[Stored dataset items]
◆ ◆ ◆ ◆ ◆
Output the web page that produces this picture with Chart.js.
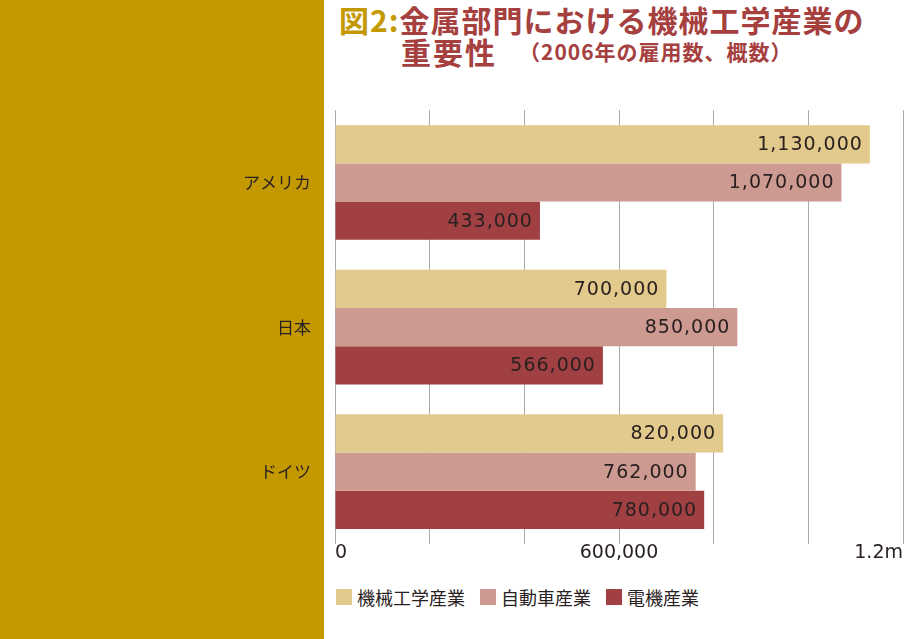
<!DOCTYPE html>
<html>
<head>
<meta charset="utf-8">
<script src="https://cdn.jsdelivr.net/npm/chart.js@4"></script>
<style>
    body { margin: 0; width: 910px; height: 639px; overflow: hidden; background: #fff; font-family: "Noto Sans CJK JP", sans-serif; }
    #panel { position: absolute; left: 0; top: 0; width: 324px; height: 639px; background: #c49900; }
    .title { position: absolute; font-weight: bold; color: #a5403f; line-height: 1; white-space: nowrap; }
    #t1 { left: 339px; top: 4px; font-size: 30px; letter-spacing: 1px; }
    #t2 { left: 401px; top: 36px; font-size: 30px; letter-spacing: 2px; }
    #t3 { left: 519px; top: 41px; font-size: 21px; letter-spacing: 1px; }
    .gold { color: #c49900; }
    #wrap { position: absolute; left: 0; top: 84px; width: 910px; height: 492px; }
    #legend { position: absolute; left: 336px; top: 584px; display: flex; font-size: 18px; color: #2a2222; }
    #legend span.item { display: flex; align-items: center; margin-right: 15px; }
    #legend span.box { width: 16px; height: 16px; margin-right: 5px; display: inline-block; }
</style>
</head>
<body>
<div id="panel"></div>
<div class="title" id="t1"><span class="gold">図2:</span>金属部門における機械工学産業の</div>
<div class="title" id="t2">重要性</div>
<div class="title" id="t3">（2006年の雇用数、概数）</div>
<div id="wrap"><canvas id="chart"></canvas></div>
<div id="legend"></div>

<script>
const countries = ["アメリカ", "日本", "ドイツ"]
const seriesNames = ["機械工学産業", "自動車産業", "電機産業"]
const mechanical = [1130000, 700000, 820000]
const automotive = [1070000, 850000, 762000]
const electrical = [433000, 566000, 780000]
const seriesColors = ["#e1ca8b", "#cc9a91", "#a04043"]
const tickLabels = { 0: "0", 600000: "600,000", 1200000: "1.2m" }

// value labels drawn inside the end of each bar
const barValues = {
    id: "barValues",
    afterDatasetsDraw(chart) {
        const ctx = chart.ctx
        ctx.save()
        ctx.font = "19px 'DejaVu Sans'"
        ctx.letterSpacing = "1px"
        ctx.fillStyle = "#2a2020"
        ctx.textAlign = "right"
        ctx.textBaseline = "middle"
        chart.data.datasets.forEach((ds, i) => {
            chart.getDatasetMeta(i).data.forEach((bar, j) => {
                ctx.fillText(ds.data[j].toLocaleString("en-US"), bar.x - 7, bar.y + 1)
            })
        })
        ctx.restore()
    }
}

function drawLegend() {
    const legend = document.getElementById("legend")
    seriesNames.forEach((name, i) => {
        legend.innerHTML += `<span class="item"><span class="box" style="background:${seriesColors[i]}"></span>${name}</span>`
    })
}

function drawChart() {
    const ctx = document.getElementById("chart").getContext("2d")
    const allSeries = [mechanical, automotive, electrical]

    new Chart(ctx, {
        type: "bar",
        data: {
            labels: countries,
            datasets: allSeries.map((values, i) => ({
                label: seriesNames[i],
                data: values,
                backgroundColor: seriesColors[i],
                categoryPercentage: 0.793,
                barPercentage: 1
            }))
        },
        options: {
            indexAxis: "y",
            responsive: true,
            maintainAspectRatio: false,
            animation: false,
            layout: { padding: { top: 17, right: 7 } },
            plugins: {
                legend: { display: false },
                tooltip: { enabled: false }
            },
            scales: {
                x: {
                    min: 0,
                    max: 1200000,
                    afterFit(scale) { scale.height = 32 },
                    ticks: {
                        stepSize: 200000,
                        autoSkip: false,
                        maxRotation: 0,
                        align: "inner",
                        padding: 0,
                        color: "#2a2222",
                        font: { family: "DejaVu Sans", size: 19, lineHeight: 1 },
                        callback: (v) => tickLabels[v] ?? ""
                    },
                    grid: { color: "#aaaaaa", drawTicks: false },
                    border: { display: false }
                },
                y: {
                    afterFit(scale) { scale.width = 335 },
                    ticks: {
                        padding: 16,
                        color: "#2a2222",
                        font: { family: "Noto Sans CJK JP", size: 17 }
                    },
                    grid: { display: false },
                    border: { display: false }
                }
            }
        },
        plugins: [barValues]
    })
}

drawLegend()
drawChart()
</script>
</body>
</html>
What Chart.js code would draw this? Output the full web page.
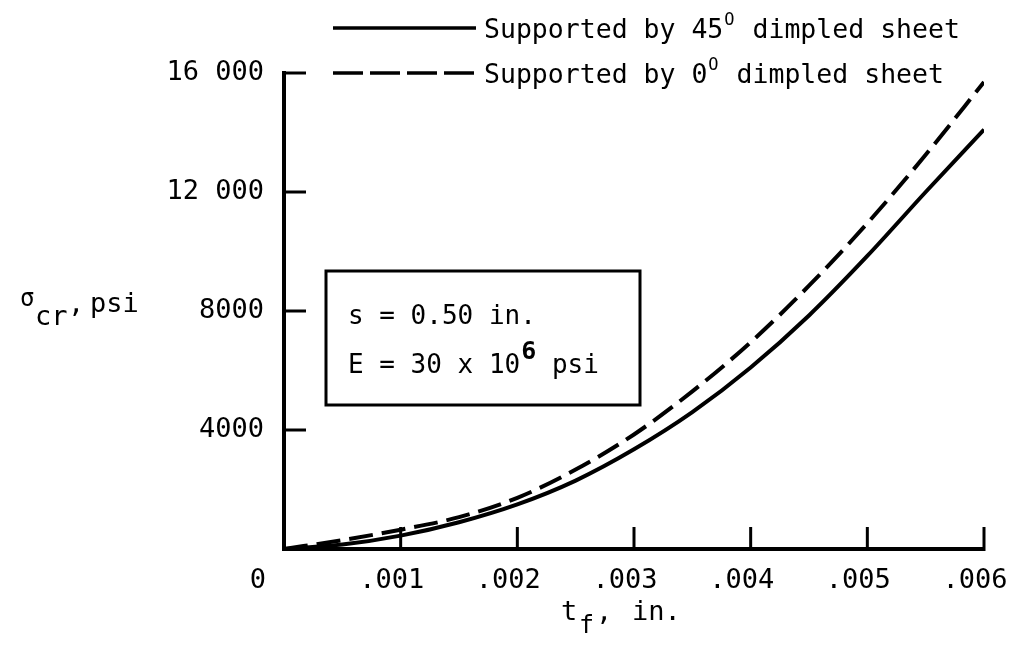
◆ ◆ ◆ ◆ ◆
**Instructions for the task:**
Leave out the pictures and transcribe everything else exactly.

**Written response:**
Output the web page that produces this picture with Chart.js.
<!DOCTYPE html>
<html>
<head>
<meta charset="utf-8">
<script src="https://cdn.jsdelivr.net/npm/chart.js@4"></script>
<style>
    body { margin: 0; width: 910px; height: 639px; overflow: hidden; background: #fff; font-family: "Noto Sans CJK JP", sans-serif; }
    #panel { position: absolute; left: 0; top: 0; width: 324px; height: 639px; background: #c49900; }
    .title { position: absolute; font-weight: bold; color: #a5403f; line-height: 1; white-space: nowrap; }
    #t1 { left: 339px; top: 4px; font-size: 30px; letter-spacing: 1px; }
    #t2 { left: 401px; top: 36px; font-size: 30px; letter-spacing: 2px; }
    #t3 { left: 519px; top: 41px; font-size: 21px; letter-spacing: 1px; }
    .gold { color: #c49900; }
    #wrap { position: absolute; left: 0; top: 84px; width: 910px; height: 492px; }
    #legend { position: absolute; left: 336px; top: 584px; display: flex; font-size: 18px; color: #2a2222; }
    #legend span.item { display: flex; align-items: center; margin-right: 15px; }
    #legend span.box { width: 16px; height: 16px; margin-right: 5px; display: inline-block; }
</style>
</head>
<body>
<div id="panel"></div>
<div class="title" id="t1"><span class="gold">図2:</span>金属部門における機械工学産業の</div>
<div class="title" id="t2">重要性</div>
<div class="title" id="t3">（2006年の雇用数、概数）</div>
<div id="wrap"><canvas id="chart"></canvas></div>
<div id="legend"></div>

<script>
const countries = ["アメリカ", "日本", "ドイツ"]
const seriesNames = ["機械工学産業", "自動車産業", "電機産業"]
const mechanical = [1130000, 700000, 820000]
const automotive = [1070000, 850000, 762000]
const electrical = [433000, 566000, 780000]
const seriesColors = ["#e1ca8b", "#cc9a91", "#a04043"]
const tickLabels = { 0: "0", 600000: "600,000", 1200000: "1.2m" }

// value labels drawn inside the end of each bar
const barValues = {
    id: "barValues",
    afterDatasetsDraw(chart) {
        const ctx = chart.ctx
        ctx.save()
        ctx.font = "19px 'DejaVu Sans'"
        ctx.letterSpacing = "1px"
        ctx.fillStyle = "#2a2020"
        ctx.textAlign = "right"
        ctx.textBaseline = "middle"
        chart.data.datasets.forEach((ds, i) => {
            chart.getDatasetMeta(i).data.forEach((bar, j) => {
                ctx.fillText(ds.data[j].toLocaleString("en-US"), bar.x - 7, bar.y + 1)
            })
        })
        ctx.restore()
    }
}

function drawLegend() {
    const legend = document.getElementById("legend")
    seriesNames.forEach((name, i) => {
        legend.innerHTML += `<span class="item"><span class="box" style="background:${seriesColors[i]}"></span>${name}</span>`
    })
}

function drawChart() {
    const ctx = document.getElementById("chart").getContext("2d")
    const allSeries = [mechanical, automotive, electrical]

    new Chart(ctx, {
        type: "bar",
        data: {
            labels: countries,
            datasets: allSeries.map((values, i) => ({
                label: seriesNames[i],
                data: values,
                backgroundColor: seriesColors[i],
                categoryPercentage: 0.793,
                barPercentage: 1
            }))
        },
        options: {
            indexAxis: "y",
            responsive: true,
            maintainAspectRatio: false,
            animation: false,
            layout: { padding: { top: 17, right: 7 } },
            plugins: {
                legend: { display: false },
                tooltip: { enabled: false }
            },
            scales: {
                x: {
                    min: 0,
                    max: 1200000,
                    afterFit(scale) { scale.height = 32 },
                    ticks: {
                        stepSize: 200000,
                        autoSkip: false,
                        maxRotation: 0,
                        align: "inner",
                        padding: 0,
                        color: "#2a2222",
                        font: { family: "DejaVu Sans", size: 19, lineHeight: 1 },
                        callback: (v) => tickLabels[v] ?? ""
                    },
                    grid: { color: "#aaaaaa", drawTicks: false },
                    border: { display: false }
                },
                y: {
                    afterFit(scale) { scale.width = 335 },
                    ticks: {
                        padding: 16,
                        color: "#2a2222",
                        font: { family: "Noto Sans CJK JP", size: 17 }
                    },
                    grid: { display: false },
                    border: { display: false }
                }
            }
        },
        plugins: [barValues]
    })
}

drawLegend()
drawChart()
</script>
</body>
</html>
What Chart.js code would draw this? Output the full web page.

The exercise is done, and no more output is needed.